JOB:
Extract all lines in the data that contain the word "chart".
::::::::
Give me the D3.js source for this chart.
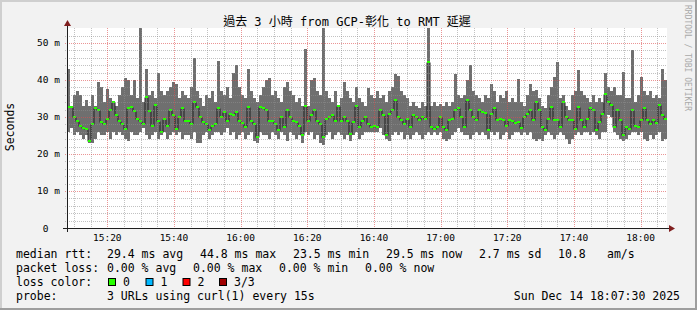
<!DOCTYPE html>
<html>
<head>
<meta charset="utf-8">
<title>GCP-彰化 to RMT latency</title>
<style>
  body { margin: 0; background: #f2f2f2; }
  text { font-family: "DejaVu Sans Mono", "Noto Sans CJK TC", monospace; fill: #000; }
  .title { font-size: 12px; text-anchor: middle; }
  .tick-label { font-size: 9.5px; white-space: pre; }
  .legend { font-size: 11.5px; white-space: pre; }
  .watermark { font-size: 8px; fill: #a9a9a9; }
</style>
</head>
<body>
<svg id="chart"></svg>
<script src="https://d3js.org/d3.v7.min.js"></script>
<script>
// per-bin ping stats in ms (3 URLs)
const maxRtt = [
  43,33,36,37,36,33,34.5,33,36,33, 39.5,38,34,37.5,35,34,33,36,38,40.5,
  40,36,40,35,54,34,43,36,37,35, 42,37,36,37,38,39.5,39,35,37,36,
  35,38,46,37,35,33,36,35,37,34,
  45,37,36,38,35,42,44,38,36,35, 43,37,35,34,36,38,40,40.5,36,37,
  35,34,38,39.5,37,36,34,35,33,48.5, 33,40,40.5,37,36,54,37,35,34,37,
  33,35,39.5,37,35,34,38,35,34,33,
  37.7,36,35,37,35,36,34,37,38,41.7, 41,37,36,35,33,34,33,32.5,34,33,
  54,33,34,33,33.5,33,34,33,34,41.7, 36,35,36,40,44,37,36,35,34,36,
  35,39,37,34,36,35,37,34,35,34,
  40.4,34,33,36,39,37,37.2,35,33,32.5, 36,38,40.8,44.9,35,36,33,32,36,37,
  42.6,37,36,35,34,36,34,35,34,41.9, 38,37,38,36,36,42.2,35,35,48,34,
  36,40.8,37,36,37,35,36,35,43,40
];
const minRtt = [
  26,27,25,26,25,24,25,23,23,24, 26,25,25,26,24,26,25,26,25,24,
  23.5,26,25,25,26,27,25,24,25,26, 24,25,26,24,25,26,25,26,24,25,
  25,24,26,23,23,25,26,24,25,26,
  26,25,26,27,25,26,24,25,26,24, 25,26,23.5,23,26,25,25,24,26,25,
  24,26,25,23.5,26,25,24,25,23,26, 25,26,24,25,23,22.5,25,26,24,25,
  26,25,24,25,23.5,25,26,24,25,26,
  26,26,26,26,27,25,24,23.5,25,26, 25,26,24,25,24,25,26,25,24,25,
  26,25,26,25,26,24,23.5,24,25,26, 27,26,25,25,24,25,26,25,26,25,
  24,26,25,26,24,25,26,24,25,26,
  26,25,26,25,26,24,23.5,24,23.5,25, 26,25,24,25,26,25,24,22.8,24,25,
  26,25,26,26,25,26,25,24,26,26, 30.5,30,26,25,24,23.5,24,25,26,26,
  25,26,24,23.5,25,24,25,26,23.5,24
];
const medianRtt = [
  32.7,32.7,30,29,27.7,27,26.8,23.5,28,32.3, 32,28.6,28,29.5,31.8,34,30.5,29,28,26.8,
  32.3,32.7,31.5,29.5,29,28,35.4,31.5,27.5,33.2, 29,26,29.5,27.5,31.8,30.5,26.8,30,32.3,29,
  29,28,34,32.7,30,28.6,28,26.5,27.5,28,
  32.3,30,31.4,29,30.8,30.5,31.4,29,28.5,27.3, 32.7,29,28,24.6,32.7,32.3,31.8,29,29,28,
  26.4,30,27.3,31.8,30,29,28.6,27.5,25,33, 29,30.5,31.8,29,28,24.6,29.5,30,30.5,29,
  33,29,30,29,25.5,28.6,33,27.3,29,30,
  28.2,27.3,27.7,27.3,31.8,30.5,25,30.9,32,34.5, 30,29.1,28.2,29.5,27.3,30.5,30,29.1,30,29.5,
  44.8,27.3,26.8,27.3,30,27.3,26.4,29.1,29.5,31.8, 32.3,30,27.3,34.5,31.8,30,29.1,31.8,31.4,31,
  26.4,30.9,32.3,29.1,29.5,29.1,27.7,29.1,29,28.5,
  28.6,27,30,30.9,31.8,29.1,34,31.8,27.3,26.4, 29.5,32.7,29.1,29.1,27.3,34,30,29.1,29.1,26.8,
  32.7,29.1,27.3,29.5,32.3,31.8,26.4,28.6,30.9,36.3, 34,33.2,27.3,31.8,29.1,25,27.3,26.8,31.8,27.7,
  27.3,29.1,32.3,29.1,28.2,29.1,28.5,33.2,30.5,29.5
];

const yTickValues = [0, 10, 20, 30, 40, 50];
const yTickLabels = ["0  ", "10 m", "20 m", "30 m", "40 m", "50 m"];

const rttStats = ["29.4 ms avg", "44.8 ms max", "23.5 ms min", "29.5 ms now", "2.7 ms sd", "10.8", "am/s"];
const lossStats = ["0.00 % avg", "0.00 % max", "0.00 % min", "0.00 % now"];
const lossLevels = ["0", "1", "2", "3/3"];
const lossColors = ["#26ff00", "#00b8ff", "#ff0000", "#a00000"];

const width = 697, height = 310;
const start = new Date(2025, 11, 14, 15, 7, 55);
const end = new Date(2025, 11, 14, 18, 7, 55);
const binMs = (end - start) / medianRtt.length;
const bins = medianRtt.map((m, i) => ({
  t0: new Date(+start + i * binMs),
  t1: new Date(+start + (i + 1) * binMs),
  med: m, lo: minRtt[i], hi: maxRtt[i]
}));

const x = d3.scaleTime().domain([start, end]).range([67, 667]);
const y = d3.scaleLinear().domain([0, 54.05]).range([228, 28]);

const svg = d3.select("#chart").attr("width", width).attr("height", height);

// background + 3d frame
svg.append("rect").attr("width", width).attr("height", height).attr("fill", "#f2f2f2");
svg.append("rect").attr("x", 0).attr("y", 0).attr("width", width).attr("height", 2).attr("fill", "#cfcfcf");
svg.append("rect").attr("x", 0).attr("y", 0).attr("width", 2).attr("height", height).attr("fill", "#cfcfcf");
svg.append("rect").attr("x", 0).attr("y", height - 2).attr("width", width).attr("height", 2).attr("fill", "#9e9e9e");
svg.append("rect").attr("x", width - 2).attr("y", 0).attr("width", 2).attr("height", height).attr("fill", "#9e9e9e");

// canvas
svg.append("rect").attr("x", 67).attr("y", 28).attr("width", 600).attr("height", 200).attr("fill", "#fff");

// smoke
svg.append("g").selectAll("rect").data(bins).enter().append("rect")
  .attr("x", d => x(d.t0))
  .attr("width", d => x(d.t1) - x(d.t0))
  .attr("y", d => y(d.hi))
  .attr("height", d => y(d.lo) - y(d.hi))
  .attr("fill", "#6f6f6f")
  .attr("shape-rendering", "crispEdges");

// median step line
const stepPts = bins.map(d => [d.t0, d.med]).concat([[end, bins[bins.length - 1].med]]);
svg.append("path")
  .attr("d", d3.line().x(d => x(d[0])).y(d => Math.round(y(d[1])) + 0.5).curve(d3.curveStepAfter)(stepPts))
  .attr("fill", "none").attr("stroke", "#202020").attr("stroke-width", 1);

// loss colour marks (all 0 loss)
svg.append("g").selectAll("rect").data(bins).enter().append("rect")
  .attr("x", d => x(d.t0))
  .attr("width", d => x(d.t1) - x(d.t0))
  .attr("y", d => Math.round(y(d.med)) - 1)
  .attr("height", 2)
  .attr("fill", lossColors[0])
  .attr("shape-rendering", "crispEdges");

// grid (drawn over data like rrdtool)
const grid = svg.append("g").attr("shape-rendering", "crispEdges");
const minorX = x.ticks(d3.timeMinute.every(5)).filter(t => t.getMinutes() % 20 !== 0);
const majorX = x.ticks(d3.timeMinute.every(20));
grid.selectAll(".gx").data(minorX).enter().append("line")
  .attr("x1", d => Math.round(x(d)) + 0.5).attr("x2", d => Math.round(x(d)) + 0.5)
  .attr("y1", 28).attr("y2", 230)
  .attr("stroke", "#8f8f8f").attr("stroke-opacity", 0.55).attr("stroke-dasharray", "1,1");
grid.selectAll(".gy").data(d3.range(2, 54, 2).filter(v => v % 10 !== 0)).enter().append("line")
  .attr("x1", 65).attr("x2", 667)
  .attr("y1", d => Math.round(y(d)) + 0.5).attr("y2", d => Math.round(y(d)) + 0.5)
  .attr("stroke", "#8f8f8f").attr("stroke-opacity", 0.55).attr("stroke-dasharray", "1,1");
grid.selectAll(".mx").data(majorX).enter().append("line")
  .attr("x1", d => Math.round(x(d)) + 0.5).attr("x2", d => Math.round(x(d)) + 0.5)
  .attr("y1", 28).attr("y2", 230)
  .attr("stroke", "#de4f4f").attr("stroke-opacity", 0.6).attr("stroke-dasharray", "1,1");
grid.selectAll(".my").data(yTickValues.slice(1)).enter().append("line")
  .attr("x1", 65).attr("x2", 667)
  .attr("y1", d => Math.round(y(d)) + 0.5).attr("y2", d => Math.round(y(d)) + 0.5)
  .attr("stroke", "#de4f4f").attr("stroke-opacity", 0.6).attr("stroke-dasharray", "1,1");

// axes
svg.append("line").attr("x1", 63).attr("x2", 670).attr("y1", 228.5).attr("y2", 228.5)
  .attr("stroke", "#1f1f1f").attr("shape-rendering", "crispEdges");
svg.append("line").attr("x1", 67.5).attr("x2", 67.5).attr("y1", 232).attr("y2", 24)
  .attr("stroke", "#1f1f1f").attr("shape-rendering", "crispEdges");
svg.append("path").attr("d", "M669,225 L675,228.5 L669,232 Z").attr("fill", "#801f1f");
svg.append("path").attr("d", "M64,26 L67.5,20 L71,26 Z").attr("fill", "#801f1f");

// tick labels
svg.append("g").selectAll("text").data(majorX).enter().append("text")
  .attr("class", "tick-label")
  .attr("x", d => x(d)).attr("y", 241)
  .attr("text-anchor", "middle")
  .text(d3.timeFormat("%H:%M"));
svg.append("g").selectAll("text").data(yTickValues).enter().append("text")
  .attr("class", "tick-label")
  .attr("x", 60).attr("y", d => y(d) + 3.5)
  .attr("text-anchor", "end")
  .text((d, i) => yTickLabels[i]);

// titles
svg.append("text").attr("class", "title").attr("x", 347).attr("y", 26)
  .text("過去 3 小時 from GCP-彰化 to RMT 延遲");
svg.append("text").attr("class", "legend")
  .attr("transform", "translate(14,127) rotate(-90)").attr("text-anchor", "middle")
  .text("Seconds");
svg.append("text").attr("class", "watermark")
  .attr("transform", "translate(684.5,5) rotate(90)")
  .text("RRDTOOL / TOBI OETIKER");

// legend
const leg = svg.append("g");
function legText(xp, yp, s, anchor) {
  leg.append("text").attr("class", "legend").attr("x", xp).attr("y", yp)
    .attr("text-anchor", anchor || "start").text(s);
}
legText(16, 258, "median rtt:");
[107, 200, 293, 386, 479, 558, 607].forEach((xp, i) => legText(xp, 258, rttStats[i]));
legText(16, 272, "packet loss:");
[107, 193, 279, 365].forEach((xp, i) => legText(xp, 272, lossStats[i]));
legText(16, 286, "loss color:");
[108, 145.5, 182.5, 219].forEach((xp, i) => {
  leg.append("rect").attr("x", xp + 0.5).attr("y", 278.5).attr("width", 7).attr("height", 7)
    .attr("fill", lossColors[i]).attr("stroke", "#000").attr("stroke-width", 1);
  legText(xp + 15, 286, lossLevels[i]);
});
legText(16, 299.5, "probe:");
legText(107, 299.5, "3 URLs using curl(1) every 15s");
legText(680, 299.5, "Sun Dec 14 18:07:30 2025", "end");
</script>
</body>
</html>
::::::::
EXPECTED ANSWER:
Give me the D3.js source for this chart.
<svg id="chart"></svg>
const svg = d3.select("#chart").attr("width", width).attr("height", height);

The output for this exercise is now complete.